Half-Dome, Yosemite, 5:55 PM. (2009 LEICA M9, Auto ISO 160, 1/360 second at f/8, no stinking tripod, 1987 LEICA TELE-ELMARIT-M 90mm f/2.8.)

This snap's now OK for tourists, but it still doesn't say anything.

Let's get rid of what's not contributing to the image, crop and print it properly, and see what happens:

 

Half Dome in Clouds, Yosemite

Half-Dome, Yosemite, 5:55 PM. (2009 LEICA M9, Auto ISO 160, 1/360 second at f/8, no stinking tripod, 1987 LEICA TELE-ELMARIT-M 90mm f/2.8.)

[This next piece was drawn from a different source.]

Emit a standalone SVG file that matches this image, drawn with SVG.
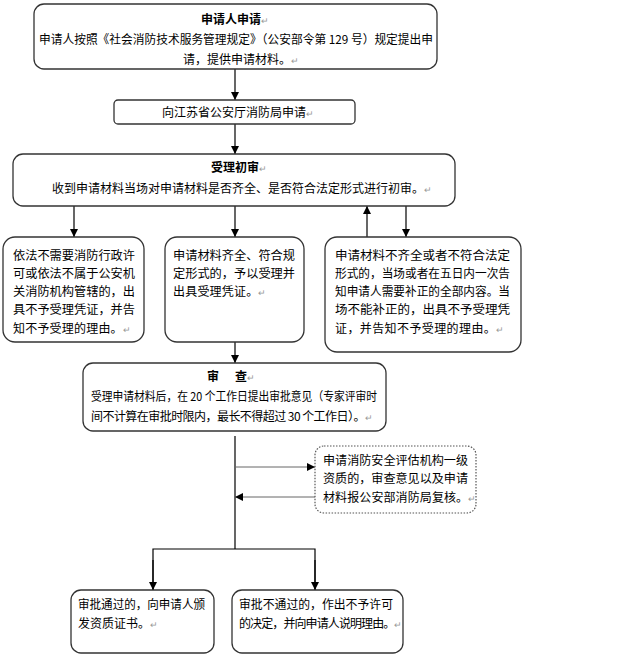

Ahh, much better. The color was a distraction, so getting rid of it strengthens the image, as does removing the useless left and right sides, and the extra fluff on the top and bottom. I burned and dodged and made something much stronger out of it. All three of those images are from the same file.

 

Backlight, Gates of the Valley, Yosemite Valley

Backlight, Gates of the Valley, Yosemite Valley, 6:44 PM. (2009 LEICA M9, ISO 1,250, 1/125 second at f/8, no stinking tripod, 1987 LEICA TELE-ELMARIT-M 90mm f/2.8.)

Most people look the other way from this vantage point and make the same snap everyone does of Yosemite Valley. I turned the other way from the parking lot and looked into the light.